PALERMO, 10 MARZO 2013 – Sono tornato bambino. Avevo dieci anni quando il Palermo lasciò la serie A per l’ultima volta (stagione 72-73), retrocedendo come quest’anno con largo anticipo al termine di una stagione mediocre. Ero già tifoso e ci rimasi male. Ma a quel tempo, con società poco floride economicamente, era normale scendere dalla serie A ed era frequente risalire dalla B. Il Palermo, si diceva, era sull’ascensore.
Era successo tre anni prima (69-70) e a cavallo degli anni 60, sotto Casimiro Vizzini (dal 57 al 64), si era anche avuta qualche soddisfazione in più nel massimo campionato. Nessuno aveva avvertito me e l’altro milione di tifosi rosanero che quella volta era diverso, che ci sarebbero voluti 32 anni prima di tornare in serie A.
Dentro quei trent’anni la mia vita si è tinta sempre più di rosanero: prima le emozioni da adolescente con le due finali di coppa Italia “rubate”; poi la passione che si trasforma in mestiere, quello di raccontare in tv e in radio le imprese del Palermo tra serie B e serie C, un’avventura impagabile, ricca di soddisfazioni e gratificazioni professionali in un’epoca in cui non esistevano le pay tv (e nemmeno i telefonini) e per vedere le immagini del tuo Palermo aspettavi fino a sera tarda.
Ormai da “semplice” opinionista, ho vissuto una giornata triste. Non è stato bello tornare bambino per rivivere un incubo. Ma a scanso di equivoci diciamo subito che è giusto così. Mai vista una squadra più slegata, impotente, apatica, sghemba, molle e senza carattere. Non poteva che essere il Palermo il primo a sprofondare. Ecco perchè non ha senso aggrapparsi ancora alla matematica.
Non si era quasi mai vista nemmeno una retrocessione così annunciata, figlia di errori societari, di presunzione, di ripicche, di superficialità. Quando già a settembre suonavano i campanelli d’allarme nessuno tra gli addetti ai lavori ha recepito il segnale. Maurizio Zamparini, principale responsabile del disastro (come era stato il principale protagonista di un sogno durato dieci anni) continuava a ingannare se stesso e i tifosi con la tiritera che la squadra era forte e con un pizzico di fortuna avrebbe potuto raggiungere la zona Uefa. Bastava un pareggio in trasferta per rilanciare la vecchia litania.
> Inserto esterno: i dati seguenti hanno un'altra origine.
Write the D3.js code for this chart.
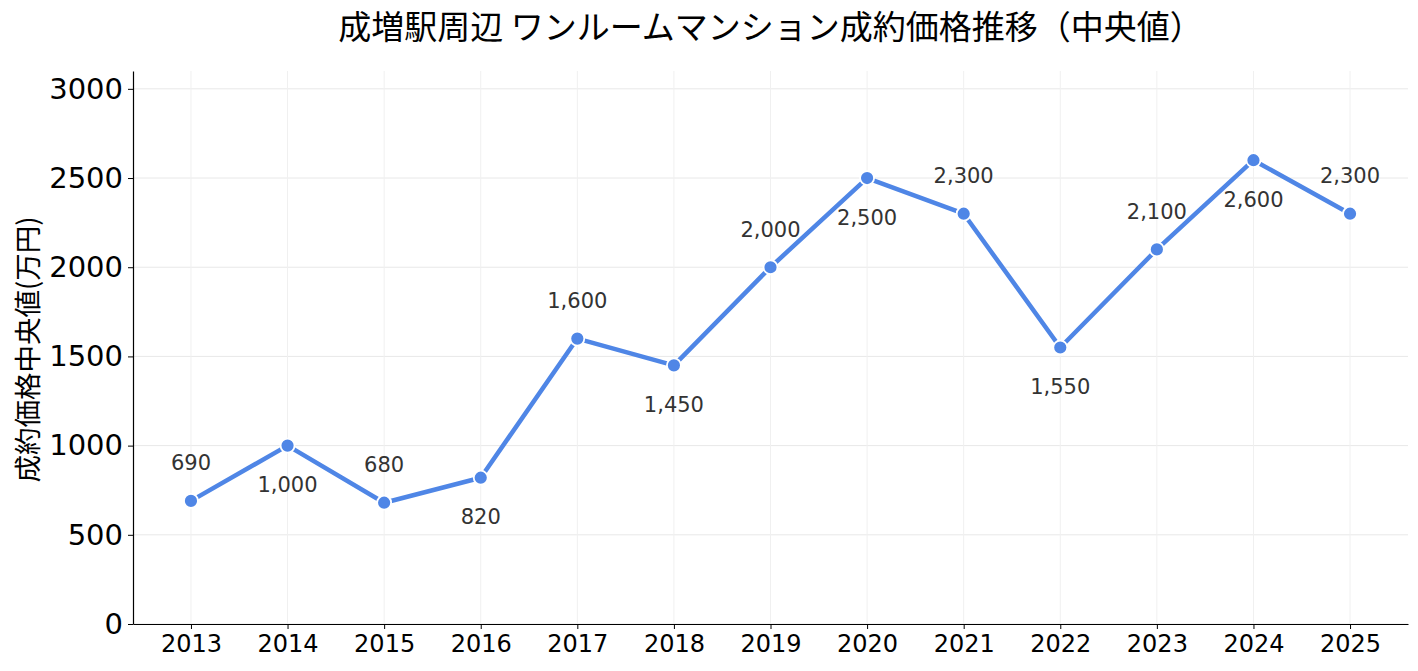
<!DOCTYPE html>
<html>
<head>
<meta charset="utf-8">
<script src="https://cdn.jsdelivr.net/npm/d3@7"></script>
<style>
  body { margin: 0; background: #fff; }
  text { font-family: "Noto Sans CJK JP", "Noto Sans", sans-serif; }
  .num { font-family: "DejaVu Sans", sans-serif; }
</style>
</head>
<body>
<div id="wrapper"></div>
<script>
const years = [2013, 2014, 2015, 2016, 2017, 2018, 2019, 2020, 2021, 2022, 2023, 2024, 2025];
const prices = [690, 1000, 680, 820, 1600, 1450, 2000, 2500, 2300, 1550, 2100, 2600, 2300];
const yTicks = [0, 500, 1000, 1500, 2000, 2500, 3000];
const titleText = "成増駅周辺 ワンルームマンション成約価格推移（中央値）";
const yLabelText = "成約価格中央値(万円)";

const dimension = {
    width: 1418,
    height: 671,
    margin: { top: 71, left: 133, bottom: 47, right: 10 }
};
dimension.boundedWidth = dimension.width - dimension.margin.left - dimension.margin.right;
dimension.boundedHeight = dimension.height - dimension.margin.top - dimension.margin.bottom;

const svg = d3.select("#wrapper").append("svg")
    .attr("width", dimension.width)
    .attr("height", dimension.height);

const bounded = svg.append("g")
    .attr("transform", `translate(${dimension.margin.left},${dimension.margin.top})`);

const xScaler = d3.scaleLinear()
    .domain([2012.4, 2025.6])
    .range([0, dimension.boundedWidth]);

const yScaler = d3.scaleLinear()
    .domain([0, 3100])
    .range([dimension.boundedHeight, 0]);

// grid
bounded.append("g")
    .selectAll("line")
    .data(yTicks)
    .join("line")
    .attr("x1", 0).attr("x2", dimension.boundedWidth)
    .attr("y1", d => yScaler(d)).attr("y2", d => yScaler(d))
    .attr("stroke", "#e8e8e8").attr("stroke-width", 1);

bounded.append("g")
    .selectAll("line")
    .data(years)
    .join("line")
    .attr("x1", d => xScaler(d)).attr("x2", d => xScaler(d))
    .attr("y1", 0).attr("y2", dimension.boundedHeight)
    .attr("stroke", "#f0f0f0").attr("stroke-width", 1);

// axes
const xAxis = d3.axisBottom(xScaler)
    .tickValues(years)
    .tickFormat(d3.format("d"))
    .tickSize(5)
    .tickSizeOuter(0);

const yAxis = d3.axisLeft(yScaler)
    .tickValues(yTicks)
    .tickFormat(d => d)
    .tickSize(5)
    .tickSizeOuter(0);

const gx = bounded.append("g")
    .attr("transform", `translate(0,${dimension.boundedHeight})`)
    .call(xAxis);
gx.select(".domain").attr("stroke", "#000").attr("stroke-width", 1.2);
gx.selectAll(".tick line").attr("stroke", "#000");
gx.selectAll(".tick text")
    .attr("class", "num")
    .attr("dy", "0.71em")
    .attr("y", 11)
    .style("font-size", "24px")
    .attr("fill", "#000");

const gy = bounded.append("g").call(yAxis);
gy.select(".domain").attr("stroke", "#000").attr("stroke-width", 1.2);
gy.selectAll(".tick line").attr("stroke", "#000");
gy.selectAll(".tick text")
    .attr("class", "num")
    .attr("x", -10)
    .style("font-size", "29px")
    .attr("fill", "#000");

// line
const line = d3.line()
    .x((d, i) => xScaler(years[i]))
    .y(d => yScaler(d));

bounded.append("path")
    .attr("d", line(prices))
    .attr("fill", "none")
    .attr("stroke", "#4f86e6")
    .attr("stroke-width", 4.5)
    .attr("stroke-linejoin", "round");

bounded.append("g")
    .selectAll("circle")
    .data(prices)
    .join("circle")
    .attr("cx", (d, i) => xScaler(years[i]))
    .attr("cy", d => yScaler(d))
    .attr("r", 7)
    .attr("fill", "#4f86e6")
    .attr("stroke", "#fff")
    .attr("stroke-width", 1.8);

// value labels, alternating above / below
bounded.append("g")
    .selectAll("text")
    .data(prices)
    .join("text")
    .attr("class", "num")
    .attr("x", (d, i) => xScaler(years[i]))
    .attr("y", (d, i) => yScaler(d) + (i % 2 === 0 ? -38 : 39))
    .attr("dy", "0.36em")
    .attr("text-anchor", "middle")
    .style("font-size", "21px")
    .attr("fill", "#333")
    .text(d => d3.format(",")(d));

// title
svg.append("text")
    .attr("x", dimension.margin.left + dimension.boundedWidth / 2)
    .attr("y", 39)
    .attr("text-anchor", "middle")
    .style("font-size", "33px")
    .attr("fill", "#000")
    .text(titleText);

// y label
svg.append("text")
    .attr("transform", `translate(38,${dimension.margin.top + dimension.boundedHeight / 2 + 2}) rotate(-90)`)
    .attr("text-anchor", "middle")
    .style("font-size", "27.5px")
    .attr("fill", "#000")
    .text(yLabelText);
</script>
</body>
</html>
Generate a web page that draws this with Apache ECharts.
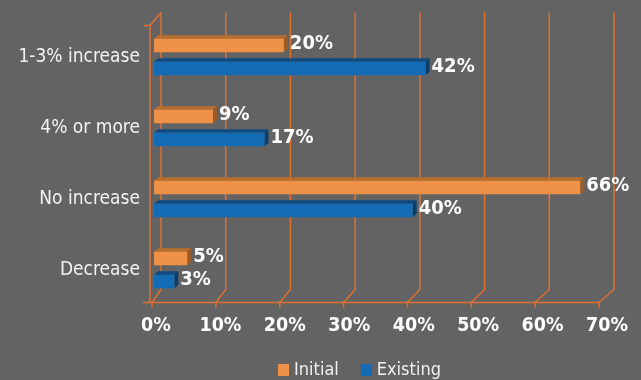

Poi si è spenta definitivamente la luce. Girandola di allenatori (Sannino, Gasperini, Malesani, Gasperini), uno peggio dell’altro a cominciare dall’assoluta mancanza di personalità; campagna acquisti di gennaio grottesca, gestione poco lucida delle scarse risorse a disposizione (vedi Miccoli, naufragato anche lui); perfino un presunto rimpasto societario con l’arrivo e il precoce addio di Pietro Lo Monaco. E infine, la solita favola dell’arrivo degli arabi pronti a investire una fortuna. Una fiera degli errori e degli orrori.
Errori e orrori cominciati all’indomani della finale di coppa Italia con l’Inter, quando 40.000 rosanero entusiasti e commoventi invasero Roma (c’ero anch’io esclusivamente come tifoso, una delle emozioni più intense della mia vita): era quello il tesoro su cui costruire altri dieci anni floridi. E’ successo il contrario: tutto a puttane, dall’allenatore ai giocatori più talentuosi.
Nemmeno una salvezza risicata aveva convinto Zamparini della necessità di correre ai ripari: e così via Viviano, Balzaretti, Silvestre e Migliaccio e dentro Ujkani, Von Bergen, Morganella e Rios. Come poteva finire?
Ho paura che anche stavolta la risalita del Palermo possa non essere così veloce come spera qualcuno. In una città abbandonata, sempre più triste e sempre più avvolta da problemi di sopravvivenza ben più gravi del calcio, questa retrocessione sembra essere specchio fedele della società civile che rappresenta. E’ un lusso la serie A in una città che non ha lavoro, non ha prospettive, non riesce a far funzionare i più elementari servizi pubblici, che non riesce nemmeno a sperare.
Perchè non dovrebbe essere così anche nel calcio? Il pessimismo misto a indolente indifferenza, tipico dei palermitani abituati a vedere sfiorire i mille tesori di questa città senza riuscire a reagire con la dovuta veemenza, lasciano presagire foschi scenari.